Genève, Ville de la diversité ?“, s’auto-questionne Raskolnikov. “Diversité d’apparence, diversité horizontale peut-être (des mecs riches venant de partout dans le monde), mais pas la diversité verticale, sociale, incroyablement pauvre, dérangeante”, s’indigne-t-il.
Le problème, c’est qu’il y aura toujours des stagiaires pour alimenter le système, regrette Justine. “Le GIA (Geneva Interns Association) se bat activement pour revendiquer un salaire pour les stagiaires de l’ONU et il faut que nous continuions dans cette voie. Malheureusement il y a bien trop de stagiaires qui acceptent ces conditions… et l’ONU le sait et en profite. C’est là que c’est grave…“.
Avec un turn over aussi important de stagiaires chaque année, le plus difficile est de créer un véritable mouvement de révolte durable, selon Julie, diplômée d’un master spécialisation relations internationales et affaires européennes à Sciences Po Lyon et qui a enchaîné quatre stages à Genève de 2012 à 2014.
Elle ne mâche pas ses mots, “c’est clairement de l’esclavage moderne“, avant de développer sa pensée :

Loin d’être un “stage photocopie”, vous avez des responsabilités et on compte sur vous pour bien faire et travailler tard quand il le faut. On effectue un travail sans rémunération et on est pieds et poings liés car on sait qu’on ne peut dire grand-chose. mauvais cercle vicieux assez pourri en profondeur : si on refuse le stage, quelqu’un se bouscule au portillon pour l’avoir. La machine ne fonctionne pas sans les stagiaires.

L’ONU et après ?

Mais alors le jeu en vaut-il vraiment la chandelle ? Les avis sont mitigés. Sachant qu’il faut attendre six mois pour postuler à un poste aux Nations Unies après avoir effectué un stage, trouver directement un contrat s’annonce compliqué. Heureusement pour Justine, son stage lui a permis quelques mois plus tard d’avoir sa première possibilité de trois mois en tant que consultante au sein du même programme pour lequel elle avait été stagiaire. Quant à Anne, la politique de l’attente des six mois l’a poussée à chercher ailleurs. “Même si mes collègues voulaient que je reste dans l’équipe, je ne pouvais pas être embauchée par eux juste après…“, regrette-t-elle.
De son côté, Céline a enchaîné les stages non-rémunérés pendant deux ans avant de toucher enfin sa première rémunération. “Malgré les contacts développés, cela ne m’a pas permis d’avoir un accès favorisé pour d’autres postes au sein des Nations Unies ou pour d’autres ONG ou organisations internationales, à l’étranger et sur Genève“, déplore-t-elle.
Julie avoue de pas avoir réalisé “par plaisir” ces quatre stages à Genève, même si l’expérience qu’elle y a acquise a été “extrêmement précieuse“. Aujourd’hui, elle a réussi à trouver un travail après un service civique payé 600 euros par mois à Paris. Pour conclure, elle tient à souligner que malheureusement, le problème des stagiaires non payés à l’ONU n’est pas un cas à part :

La délégation de l’UE à Genève ne paye pas non plus ses stagiaires, le problème s’applique à beaucoup d’autres institutions internationales.

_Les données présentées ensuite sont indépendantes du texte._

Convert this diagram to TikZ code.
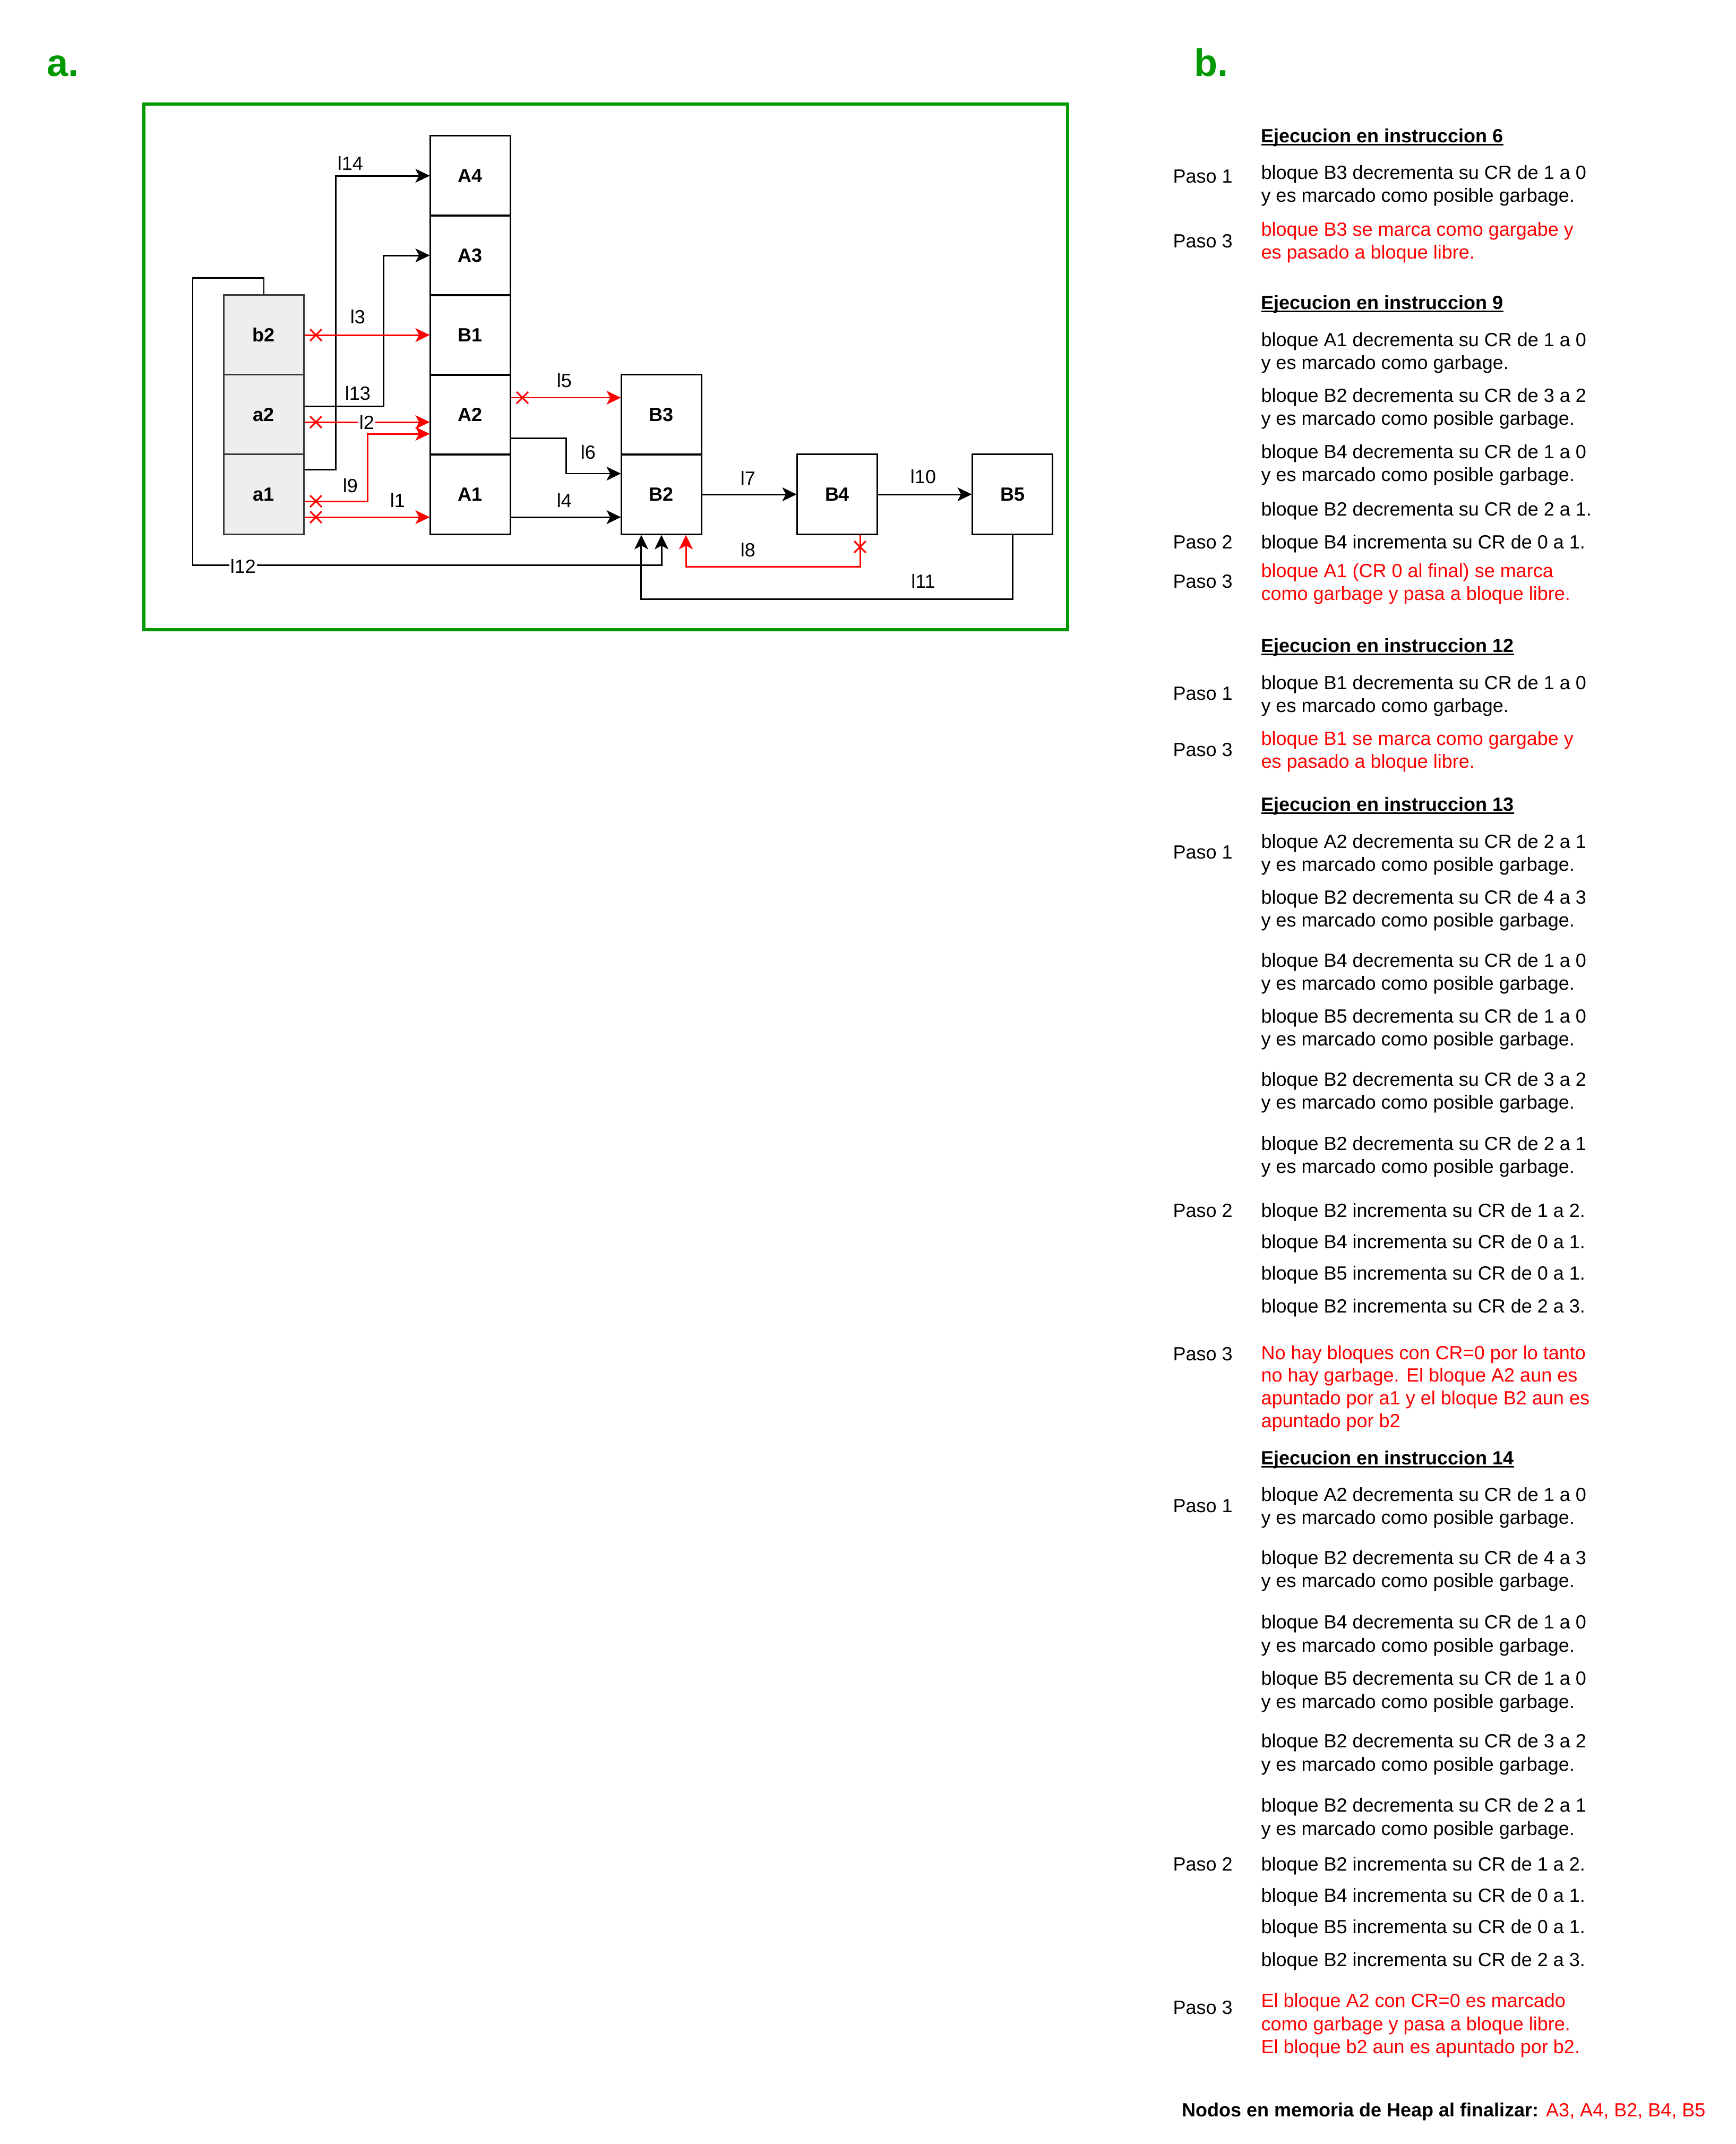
\documentclass[tikz,border=0pt]{standalone}
\usepackage{fontspec}
\setmainfont{Liberation Sans}
\usetikzlibrary{arrows.meta}
\definecolor{gr}{HTML}{009900}
\definecolor{rd}{HTML}{FF0000}
\definecolor{boxgray}{HTML}{EEEEEE}
\definecolor{boxline}{HTML}{36393D}
\newsavebox\hdrbox
\newcommand\hdrtxt[1]{\sbox\hdrbox{\bfseries #1}\rlap{\rule[-1.6pt]{\wd\hdrbox}{0.75pt}}\usebox\hdrbox}
\newcommand\mlines[1]{\begin{tabular}[t]{@{}l@{}}#1\end{tabular}}
\newcommand\xmk[2]{\draw[xcross] (#1-11,#2-11) -- (#1+11,#2+11) (#1-11,#2+11) -- (#1+11,#2-11);}
\begin{document}
\begin{tikzpicture}[x=0.01cm,y=-0.01cm,line width=0.85pt,
  >={Stealth[length=0.27cm,width=0.26cm,inset=0.07cm]},
  box/.style={draw,minimum width=1.5cm,minimum height=1.5cm,inner sep=0pt,font=\fontsize{10.24}{12.3}\selectfont\bfseries},
  vbox/.style={box,fill=boxgray,draw=boxline},
  lbl/.style={inner sep=1pt,font=\fontsize{10.24}{12.3}\selectfont},
  onl/.style={lbl,fill=white,inner sep=0.5pt},
  txt/.style={anchor=base west,inner sep=0pt,font=\fontsize{10.24}{12.5}\selectfont},
  rtxt/.style={txt,text=rd},
  big/.style={anchor=base west,inner sep=0pt,text=gr,font=\fontsize{20.5}{24}\selectfont\bfseries},
  conn/.style={->},
  rconn/.style={->,draw=rd},
  xcross/.style={draw=rd,line width=0.85pt}]
\useasboundingbox (0,0) rectangle (3270,4038);
\node[big] (la) at (87,143) {a.};
\node[big] (lb) at (2248,143) {b.};
\draw[gr,line width=1.5pt] (271,196) rectangle (2011,1186);
% boxes
\node[vbox] (b2) at (497,631) {b2};
\node[vbox] (a2) at (497,781) {a2};
\node[vbox] (a1) at (497,931) {a1};
\node[box] (A4) at (886,331) {A4};
\node[box] (A3) at (886,481) {A3};
\node[box] (B1) at (886,631) {B1};
\node[box] (A2) at (886,781) {A2};
\node[box] (A1) at (886,931) {A1};
\node[box] (B3) at (1246,781) {B3};
\node[box] (B2) at (1246,931) {B2};
\node[box] (B4) at (1577,931) {B4};
\node[box] (B5) at (1907,931) {B5};
% connectors
\draw[conn] ([yshift=0.46cm]a1.east) -- ++(59,0) |- (A4.west);
\draw[conn] ([yshift=0.16cm]a2.east) -- ++(149,0) |- (A3.west);
\draw[rconn] (b2.east) -- (B1.west);
\draw[rconn] ([yshift=-0.14cm]a2.east) -- ([yshift=-0.14cm]A2.west);
\draw[rconn] ([yshift=-0.13cm]a1.east) -- ++(119,0) |- ([yshift=-0.36cm]A2.west);
\draw[rconn] ([yshift=-0.43cm]a1.east) -- ([yshift=-0.43cm]A1.west);
\draw[rconn] ([yshift=0.32cm]A2.east) -- ([yshift=0.32cm]B3.west);
\draw[conn] ([yshift=-0.44cm]A2.east) -- ++(104,0) |- ([yshift=0.39cm]B2.west);
\draw[conn] ([yshift=-0.43cm]A1.east) -- ([yshift=-0.43cm]B2.west);
\draw[conn] (B2.east) -- (B4.west);
\draw[conn] (B4.east) -- (B5.west);
\draw[conn] (b2.north) -- ++(0,-31) -- ++(-134,0) -- ++(0,541) -| (B2.south);
\draw[conn] (B5.south) -- ++(0,121) -| ([xshift=-0.38cm]B2.south);
\draw[rconn] ([xshift=0.43cm]B4.south) -- ++(0,60) -| ([xshift=0.46cm]B2.south);
% crosses
\xmk{595}{631}
\xmk{595}{795}
\xmk{595}{944}
\xmk{595}{974}
\xmk{984}{749}
\xmk{1620}{1030}
% labels
\node[lbl] (l14) at (660,307) {l14};
\node[lbl] (l3) at (674,597) {l3};
\node[lbl] (l13) at (674,741) {l13};
\node[onl] (l2) at (691,795) {l2};
\node[lbl] (l9) at (660,915) {l9};
\node[lbl] (l1) at (749,942) {l1};
\node[lbl] (l5) at (1063,717) {l5};
\node[lbl] (l6) at (1108,852) {l6};
\node[lbl] (l4) at (1063,942) {l4};
\node[onl] (l12) at (458,1066) {l12};
\node[lbl] (l7) at (1409,900) {l7};
\node[lbl] (l10) at (1739,898) {l10};
\node[lbl] (l8) at (1409,1036) {l8};
\node[lbl] (l11) at (1739,1094) {l11};
% text column
\node[txt] (h6) at (2374,268) {\hdrtxt{Ejecucion en instruccion 6}};
\node[txt] (p61) at (2208,344) {Paso 1};
\node[txt] (t61) at (2374,337) {\mlines{bloque B3 decrementa su CR de 1 a 0\\y es marcado como posible garbage.}};
\node[txt] (p63) at (2208,466) {Paso 3};
\node[rtxt] (t63) at (2374,444) {\mlines{bloque B3 se marca como gargabe y\\es pasado a bloque libre.}};
\node[txt] (h9) at (2374,582) {\hdrtxt{Ejecucion en instruccion 9}};
\node[txt] (t91) at (2374,652) {\mlines{bloque A1 decrementa su CR de 1 a 0\\y es marcado como garbage.}};
\node[txt] (t92) at (2374,757) {\mlines{bloque B2 decrementa su CR de 3 a 2\\y es marcado como posible garbage.}};
\node[txt] (t93) at (2374,863) {\mlines{bloque B4 decrementa su CR de 1 a 0\\y es marcado como posible garbage.}};
\node[txt] (t94) at (2374,971) {bloque B2 decrementa su CR de 2 a 1.};
\node[txt] (p92) at (2208,1033) {Paso 2};
\node[txt] (t95) at (2374,1033) {bloque B4 incrementa su CR de 0 a 1.};
\node[txt] (p93) at (2208,1107) {Paso 3};
\node[rtxt] (t96) at (2374,1087) {\mlines{bloque A1 (CR 0 al final) se marca\\como garbage y pasa a bloque libre.}};
\node[txt] (h12) at (2374,1228) {\hdrtxt{Ejecucion en instruccion 12}};
\node[txt] (p121) at (2208,1318) {Paso 1};
\node[txt] (t121) at (2374,1298) {\mlines{bloque B1 decrementa su CR de 1 a 0\\y es marcado como garbage.}};
\node[txt] (p123) at (2208,1424) {Paso 3};
\node[rtxt] (t123) at (2374,1403) {\mlines{bloque B1 se marca como gargabe y\\es pasado a bloque libre.}};
\node[txt] (h13) at (2374,1527) {\hdrtxt{Ejecucion en instruccion 13}};
\node[txt] (p131) at (2208,1617) {Paso 1};
\node[txt] (t131) at (2374,1597) {\mlines{bloque A2 decrementa su CR de 2 a 1\\y es marcado como posible garbage.}};
\node[txt] (t132) at (2374,1702) {\mlines{bloque B2 decrementa su CR de 4 a 3\\y es marcado como posible garbage.}};
\node[txt] (t133) at (2374,1821) {\mlines{bloque B4 decrementa su CR de 1 a 0\\y es marcado como posible garbage.}};
\node[txt] (t134) at (2374,1926) {\mlines{bloque B5 decrementa su CR de 1 a 0\\y es marcado como posible garbage.}};
\node[txt] (t135) at (2374,2045) {\mlines{bloque B2 decrementa su CR de 3 a 2\\y es marcado como posible garbage.}};
\node[txt] (t136) at (2374,2166) {\mlines{bloque B2 decrementa su CR de 2 a 1\\y es marcado como posible garbage.}};
\node[txt] (p132) at (2208,2292) {Paso 2};
\node[txt] (t137) at (2374,2292) {bloque B2 incrementa su CR de 1 a 2.};
\node[txt] (t138) at (2374,2351) {bloque B4 incrementa su CR de 0 a 1.};
\node[txt] (t139) at (2374,2410) {bloque B5 incrementa su CR de 0 a 1.};
\node[txt] (t1310) at (2374,2472) {bloque B2 incrementa su CR de 2 a 3.};
\node[txt] (p133) at (2208,2562) {Paso 3};
\node[rtxt,font=\fontsize{10.24}{12.2}\selectfont] (t1311) at (2374,2560) {\mlines{No hay bloques con CR=0 por lo tanto\\no hay garbage. El bloque A2 aun es\\apuntado por a1 y el bloque B2 aun es\\apuntado por b2}};
\node[txt] (h14) at (2374,2758) {\hdrtxt{Ejecucion en instruccion 14}};
\node[txt] (p141) at (2208,2848) {Paso 1};
\node[txt] (t141) at (2374,2827) {\mlines{bloque A2 decrementa su CR de 1 a 0\\y es marcado como posible garbage.}};
\node[txt] (t142) at (2374,2946) {\mlines{bloque B2 decrementa su CR de 4 a 3\\y es marcado como posible garbage.}};
\node[txt] (t143) at (2374,3067) {\mlines{bloque B4 decrementa su CR de 1 a 0\\y es marcado como posible garbage.}};
\node[txt] (t144) at (2374,3173) {\mlines{bloque B5 decrementa su CR de 1 a 0\\y es marcado como posible garbage.}};
\node[txt] (t145) at (2374,3291) {\mlines{bloque B2 decrementa su CR de 3 a 2\\y es marcado como posible garbage.}};
\node[txt] (t146) at (2374,3412) {\mlines{bloque B2 decrementa su CR de 2 a 1\\y es marcado como posible garbage.}};
\node[txt] (p142) at (2208,3523) {Paso 2};
\node[txt] (t147) at (2374,3523) {bloque B2 incrementa su CR de 1 a 2.};
\node[txt] (t148) at (2374,3582) {bloque B4 incrementa su CR de 0 a 1.};
\node[txt] (t149) at (2374,3641) {bloque B5 incrementa su CR de 0 a 1.};
\node[txt] (t1410) at (2374,3703) {bloque B2 incrementa su CR de 2 a 3.};
\node[txt] (p143) at (2208,3793) {Paso 3};
\node[rtxt] (t1411) at (2374,3780) {\mlines{El bloque A2 con CR=0 es marcado\\como garbage y pasa a bloque libre.\\El bloque b2 aun es apuntado por b2.}};
\node[txt] (fin) at (2225,3986) {\textbf{Nodos en memoria de Heap al finalizar:} \textcolor{rd}{A3, A4, B2, B4, B5}};
\end{tikzpicture}
\end{document}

C’est aussi le triste constat de l’état du marché du travail en Europe “qui souffre d’un cruel manque de débouchés pour les jeunes cadres qui sont en trop grande compétition entre eux et à qui on ne donne pas de chance pour un premier emploi à cause d’un soi-disant manque d’expérience“, selon Céline. Jeunes, surqualifiés et destinés à des postes à responsabilité dans des organisations prestigieuses, ils font malheureusement partie, comme beaucoup d’autres, de la génération stagiaire/précaire.
*Les prénoms ont été changés à la demande des interviewés.